NSSC reduces operating costs

Thursday, 26 June 2003 10:02:00 (GMT+3)   |  

NSSC reduces operating costs

Japan's largest steel producer Nippon Steel and fourth largest steelmaker Sumitomo Metal Industries Ltd. have announced that they signed an agreement to form a joint venture, called as Nippon Steel & Sumikin Stainless Steel Corp. (NSSC) for stainless steel operations. NSSC will be active from October 1, 2003 and will produce hot rolled stainless sheets, plates, bars, wire rods, slabs and billets with an annual capacity of around 1 million tons. 80% stake which is equal to Yen 5 billion (approx. $43 million) will be owned by Nippon and balance 20% by Sumitomo. The new company will be located in Tokyo with around 1.300 employees. The foreseen sale for NSSC is Yen 150 billion, according to company authorities. Furthermore, the new company is aiming to reduce operating costs instead of increasing the sales. In addition, Sumitomo will close its stainless cold rolled mill at Kashima while Nippon will close its stainless medium and heavy plate mill at Yawata as well as its melting, slabbing and stainless cold rolled facilities at Hikari.

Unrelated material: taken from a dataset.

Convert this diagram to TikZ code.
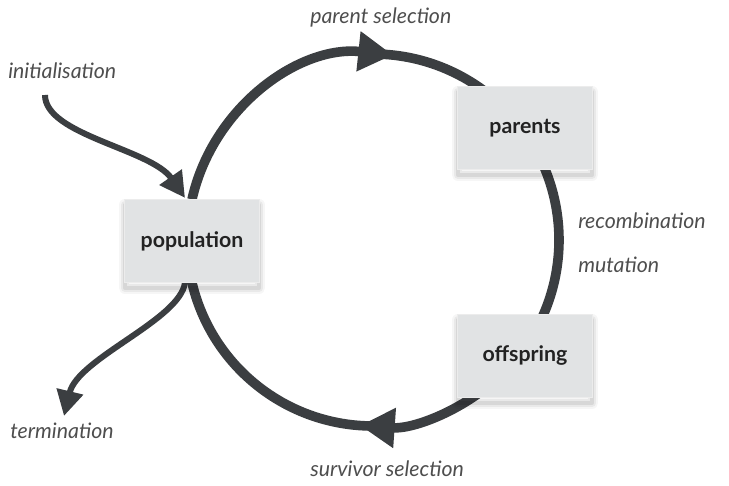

Furthermore, a number of sales offices will be closed by Nippon and Sumitomo. The two companies will also give up their stakes in Thai stainless cold roller Thainox Steel and Sumitomo Metal's stake in Taiwanese stainless maker Chang Mien Industries. Company authorities stated that Nippon will hold its hot strip mill located at Yawata, its stainless seamless pipe plant and its stainless foil facility Hikari. Also Sumitomo will keep control of the melt shop and round billet caster which supplies feeds for stainless seamless pipe production at its Amagasaki plant and its precision rolled and shaped stainless subsidiary Sumitomo Metals (Naoetsu) which produces stainless clad sheets.